Why? Because we consume our worldview in 15-second bites. Antisemitism is the original conspiracy theory. It is a simple story for a complex world. Why is your life hard? Check the comment section: apple juice emoji. When that narrative is packaged in a deep-fried meme or a casual TikTok comment about a teacher, it bypasses our critical thinking filters. We laugh, we scroll, and subconsciously we absorb.
That is why I am conflicted. I don’t know where the meme ends, and the ideology begins. When I make a joke about “controlling the banks,” I know I am mocking the absurdity of the bigot. But when my classmates post juice boxes, are they mocking the bigot? Or are they becoming the bigot?

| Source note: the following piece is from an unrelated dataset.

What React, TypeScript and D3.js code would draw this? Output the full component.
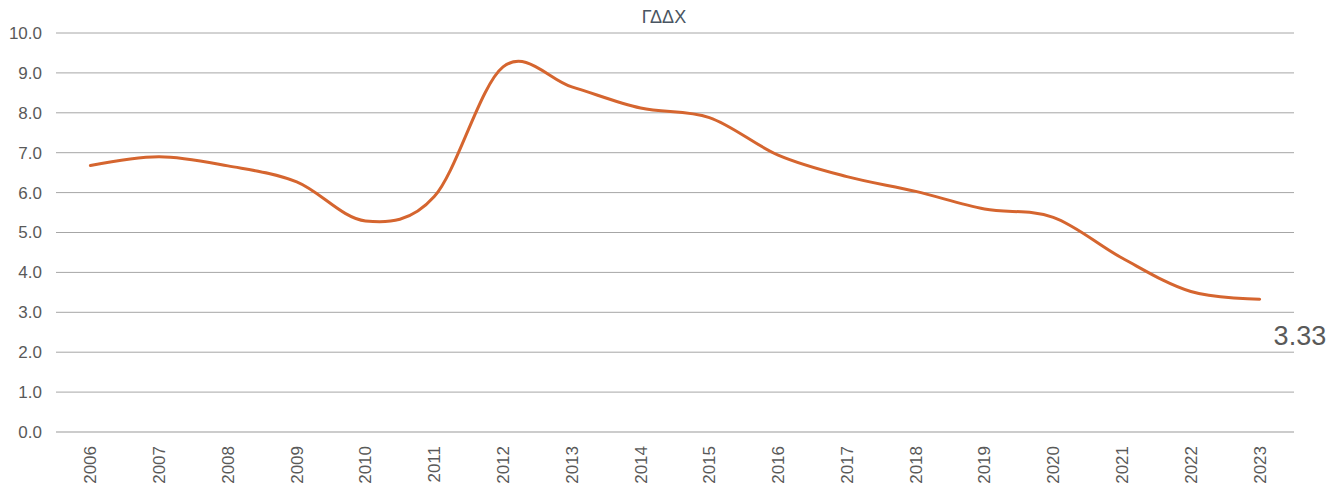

I fear that by embracing the tropes and laughing along to show we are “cool” and unbothered, we have given others permission to weaponize them. We have allowed the line to blur so much that when genuine hate speech appears on a student timeline, it looks just like another “shitpost.”
We need to look in the mirror.
We pride ourselves on being the generation of accountability, the ones who call out microaggressions, check our privilege, and demand social justice. We believe we are immune to propaganda because we know how to use the internet. We assume we are smarter than the generations before us who fell for hatred.
But the statistics prove we are failing.
We are sleepwalking into the same trap as our great-grandparents. We are letting an algorithm feed us the same lies that used to be printed on pamphlets. If we can’t scroll past a juice box emoji without recognizing the history of blood and violence behind it, then we aren’t “based” or “red-pilled” or “edgy.” We are just gullible.
We have to decide what our legacy will be. We can be the generation that finally breaks the cycle of hate. Or we can be the generation that memes it back into existence.
Right now, we are clicking “like” on our own destruction. And I am done reposting that notion.